Third-party cookies have been a major part of marketing arsenals for twenty-five years. Designed to track online consumer behavior, they were embraced by almost every ad platform for display advertising, targeting and retargeting, and behavioral marketing uses.
However, the times are a-changin’! Cookies are no stranger to controversy, and smart cookie-blocking tech allows consumers to block cookies at will. New and evolving regulations, such as the all-encompassing GDPR and the CCPA (California Consumer Privacy Act), have driven this change in philosophy about how businesses can target potential customers.
A Significant Shift for Marketers
This fundamental change shouldn’t come as a surprise—there have been rumblings about how cookies undermine privacy and have contributed to skyrocketing identity theft numbers for years. Just as we said goodbye to Adobe Flash last year and quickly dried our tears, we’ll soon bid adieu to cookies, too.
What does this mean for your business? You’ll need to focus energies on other forms of advertising, marketing, and audience targeting. With the right tools and a forward-thinking approach, increasing market share in a post-cookie world shouldn’t be beyond any entrepreneur’s capability.
Why Have Cookies Been Given the Chop?
If you’re looking for a corporation to blame for the crumbling of cookies as a marketing tool, no need to look further than Apple.
Both Apple and Mozilla have featured third-party cookie defaults for some time, and yet they never quite managed to fill the code shortcomings that allowed ad networks to find and exploit them. The key differentiator between Apple and Google eventually comes down to privacy protection. In pursuit of this, Apple undertook a campaign to close those loopholes and block cookies once and for all. Firefox quickly followed suit, and Chrome wasn’t far behind.
The ITP and ETP, which form the foundation for the tech that blocks cookies, uses a deceptively simple approach — stopping them from being stored in the browser and then preventing these third-party cookies from being recorded as first-party equivalents. Indeed, Apple’s version — the ITP2 — slashes the lifespan of a first-party cookie from seven days to 24 hours. Both Firefox and Safari have these systems active by default at all times, for all users.

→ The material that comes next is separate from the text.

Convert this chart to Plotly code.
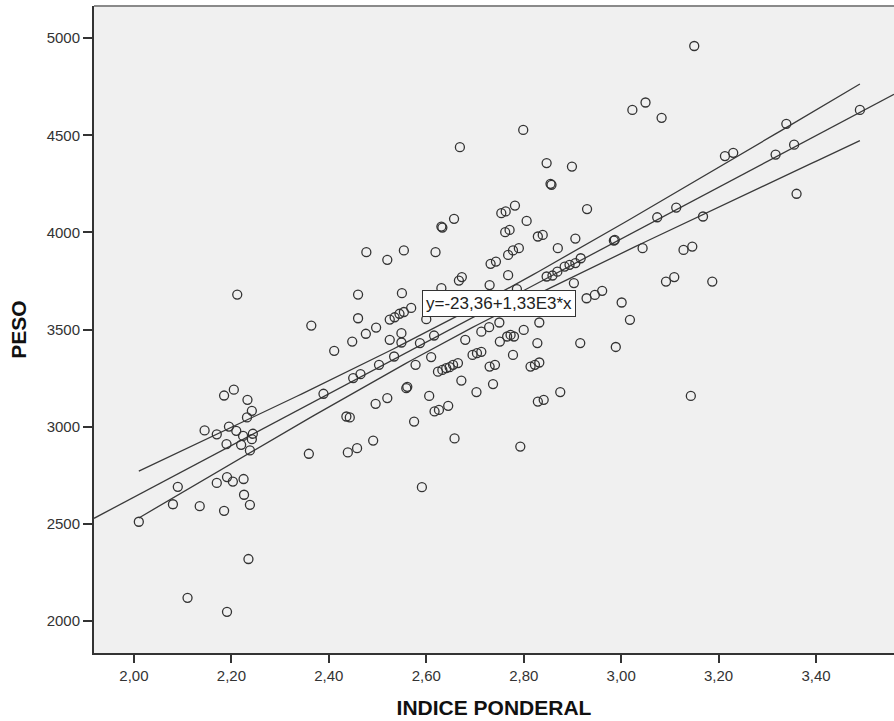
import numpy as np
import plotly.graph_objects as go

# ---- data ----
indice = [
    2.01, 2.08, 2.09, 2.135, 2.11, 2.145, 2.17, 2.17, 2.185, 2.185,
    2.19, 2.191, 2.191, 2.195, 2.203, 2.205, 2.21, 2.212, 2.22, 2.224,
    2.225, 2.226, 2.232, 2.233, 2.235, 2.238, 2.238, 2.242, 2.242, 2.244,
    2.359, 2.364, 2.389, 2.411, 2.436, 2.443, 2.439, 2.448, 2.450, 2.458,
    2.460, 2.460, 2.465, 2.476, 2.477, 2.491, 2.496, 2.497, 2.503, 2.520,
    2.520, 2.525, 2.525, 2.534, 2.535, 2.545, 2.549, 2.549, 2.550, 2.554,
    2.554, 2.559, 2.561, 2.569, 2.575, 2.578, 2.587, 2.591, 2.600, 2.606,
    2.610, 2.616, 2.617, 2.626, 2.645, 2.619, 2.631, 2.633, 2.631,
    2.624, 2.633, 2.641, 2.648, 2.655, 2.665,
    2.657, 2.658, 2.669, 2.667, 2.673, 2.672, 2.680, 2.695, 2.704, 2.713,
    2.703, 2.713, 2.729, 2.730, 2.741, 2.737, 2.730, 2.732, 2.743, 2.750,
    2.751, 2.754, 2.763, 2.762, 2.771, 2.766, 2.773, 2.780, 2.768, 2.778,
    2.790, 2.768, 2.778, 2.782, 2.786, 2.793, 2.799, 2.800, 2.806, 2.814,
    2.823, 2.832, 2.828, 2.829, 2.841, 2.829, 2.839, 2.832, 2.847, 2.855,
    2.857, 2.870, 2.875, 2.899, 2.906, 2.903, 2.916, 2.930,
    2.847, 2.859, 2.869, 2.884, 2.894, 2.906, 2.917,
    2.929, 2.946, 2.961, 2.985, 2.987, 2.989, 3.001, 3.018, 3.023, 3.044,
    3.050, 3.074, 3.083, 3.092, 3.109, 3.113, 3.128, 3.143, 3.146, 3.150,
    3.168, 3.187, 3.213, 3.230, 3.317, 3.339, 3.355, 3.360, 3.490,
]
peso = [
    2510, 2600, 2690, 2590, 2118, 2980, 2960, 2710, 3160, 2566,
    2910, 2740, 2046, 3000, 2717, 3190, 2978, 3680, 2906, 2952,
    2730, 2649, 3047, 3138, 2318, 2877, 2597, 3081, 2935, 2963,
    2860, 3520, 3169, 3390, 3052, 3047, 2867, 3438, 3250, 2889,
    3558, 3680, 3270, 3478, 3898, 2928, 3117, 3510, 3318, 3147,
    3859, 3447, 3551, 3361, 3563, 3581, 3481, 3433, 3687, 3590,
    3907, 3198, 3205, 3611, 3026, 3318, 3430, 2688, 3553, 3158,
    3358, 3469, 3078, 3086, 3107, 3898, 4030, 4025, 3713,
    3283, 3292, 3301, 3306, 3318, 3327,
    4070, 2939, 4439, 3752, 3770, 3237, 3447, 3369, 3378, 3385,
    3178, 3489, 3512, 3309, 3318, 3219, 3729, 3838, 3850, 3536,
    3438, 4099, 4108, 4001, 4013, 3464, 3472, 3464, 3884, 3907,
    3919, 3780, 3369, 4138, 3708, 2897, 4528, 3498, 4059, 3309,
    3318, 3330, 3430, 3129, 3138, 3979, 3987, 3536, 4357, 4250,
    4245, 3919, 3178, 4339, 3968, 3739, 3430, 4120,
    3773, 3778, 3798, 3824, 3833, 3842, 3867,
    3661, 3678, 3699, 3958, 3962, 3410, 3639, 3550, 4631, 3919,
    4669, 4078, 4590, 3747, 3770, 4128, 3910, 3158, 3927, 4960,
    4082, 3747, 4393, 4410, 4401, 4559, 4452, 4199, 4631,
]

INTERCEPT = -23.36
SLOPE = 1330.0
T_CRIT = 1.973
EQUATION = "y=-23,36+1,33E3*x"

x_ticks = [2.0, 2.2, 2.4, 2.6, 2.8, 3.0, 3.2, 3.4]
x_ticklabels = ["2,00", "2,20", "2,40", "2,60", "2,80", "3,00", "3,20", "3,40"]
y_ticks = [2000, 2500, 3000, 3500, 4000, 4500, 5000]
y_ticklabels = ["2000", "2500", "3000", "3500", "4000", "4500", "5000"]
X_RANGE = [1.918, 3.56]
Y_RANGE = [1834, 5166]

# ---- derived: fit line and 95% CI for mean ----
xa = np.array(indice)
ya = np.array(peso)
n = len(xa)
resid = ya - (INTERCEPT + SLOPE * xa)
s = np.sqrt(np.sum(resid ** 2) / (n - 2))
xbar = xa.mean()
sxx = np.sum((xa - xbar) ** 2)
xg = np.linspace(xa.min(), xa.max(), 120)
yg = INTERCEPT + SLOPE * xg
half = T_CRIT * s * np.sqrt(1.0 / n + (xg - xbar) ** 2 / sxx)
xl = np.array(X_RANGE)
yl = INTERCEPT + SLOPE * xl

LINE_COL = "#3a3a3a"
fig = go.Figure()
fig.add_trace(go.Scatter(x=xg, y=yg + half, mode="lines",
                         line=dict(color=LINE_COL, width=1.3), hoverinfo="skip"))
fig.add_trace(go.Scatter(x=xg, y=yg - half, mode="lines",
                         line=dict(color=LINE_COL, width=1.3), hoverinfo="skip"))
fig.add_trace(go.Scatter(x=xl, y=yl, mode="lines",
                         line=dict(color=LINE_COL, width=1.3), hoverinfo="skip"))
fig.add_trace(go.Scatter(x=indice, y=peso, mode="markers",
                         marker=dict(symbol="circle-open", size=9,
                                     color="#333333", line=dict(width=1.3))))

fig.add_annotation(x=2.749, y=3635, xref="x", yref="y", text=EQUATION,
                   showarrow=False, bgcolor="white", bordercolor="#333333",
                   borderwidth=1, borderpad=3,
                   font=dict(family="Liberation Sans, Arial", size=17, color="#222222"))

fig.add_shape(type="line", xref="paper", yref="paper", x0=0, x1=1, y0=1, y1=1,
              line=dict(color="#8a8a8a", width=2))

fig.update_layout(
    width=894, height=721,
    margin=dict(l=94, r=0, t=6, b=68),
    paper_bgcolor="white", plot_bgcolor="#F0F0F0",
    showlegend=False,
    font=dict(family="Liberation Sans, Arial", color="#333333"),
)
fig.update_xaxes(
    range=X_RANGE, tickmode="array", tickvals=x_ticks, ticktext=x_ticklabels,
    showgrid=False, zeroline=False, showline=True, linecolor="#333333", linewidth=2,
    ticks="outside", ticklen=8, tickwidth=1.5, tickcolor="#333333",
    tickfont=dict(size=15, color="#333333"),
    title=dict(text="<b>INDICE PONDERAL</b>", font=dict(size=21, color="#111111"), standoff=17),
)
fig.update_yaxes(
    range=Y_RANGE, tickmode="array", tickvals=y_ticks, ticktext=y_ticklabels,
    showgrid=False, zeroline=False, showline=True, linecolor="#333333", linewidth=2,
    ticks="outside", ticklen=9, tickwidth=1.5, tickcolor="#333333",
    tickfont=dict(size=15, color="#333333"),
    title=dict(text="<b>PESO</b>", font=dict(size=21, color="#111111"), standoff=14),
)

fig.write_html("out.html")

Will Google manage to scrape by without the profits that third-party cookies represent? Probably, but nobody is sure how, though there are plenty of whispers in the industry regarding what might replace them. It’s likely that consumers won’t notice a radical difference. It’s been a couple of years now since GDPR. Business owners have had to wrap their heads around what seemed to be insurmountable changes to their marketing, but ultimately survived the upheaval. Surely we’ll do the same with cookies.
Can Businesses Survive Without Cookies?
Let’s take a look now at how the cookie-tracking process you’ve come to rely on can be replaced. The fundamentals of online marketing like connecting with audiences, building consumer relationships, and learning what makes your market tick remain. Research, personalization, and carving out a market niche still make the online world go round, cookies or not.
Contextual Marketing Is King (Again)
Contextual advertising means that the adverts customers see are based on the content they view at a given moment, rather than an approximation of their entire online behavior. For example, if they’re looking at a blog about Swiss watches, they’ll start seeing adverts from Swiss watch brands. If they read articles about how to improve their business’s SEO, then relevant SEO service ads appear. It’s based on the simplest and most effective principles of desire-led advertising, and it’s going to work wonders for your business.
Targeting That Puts People First
To say that Facebook changed the world of marketing would be an understatement. People-based advertising, the pioneering technique of the social media platform, proposed a truly groundbreaking principle into marketing: to rely on unique identifiers that were based upon an individual rather than a device. Eschewing the need for cookies or data collection, it allowed brands to build connections with consumers, enabling them to meet at times and places that encouraged a new type of engagement.
The Future of Marketing Beckons
It’s jarring to consider that cookies are a quarter of a century old, yet in the face of their coming disappearance, we can take comfort in the fact that all aging tech inevitably gets replaced by something better.
We’ll be exploring new innovations within a matter of months, and striking that all-important balance between customer privacy and profit, learning from the mistakes of the past and ensuring a safer, more profitable future. For now, we need to focus on making the most of the first-party data we can obtain and encouraging the brand engagement that never fails to support the most effective, efficient, and energizing marketing strategies.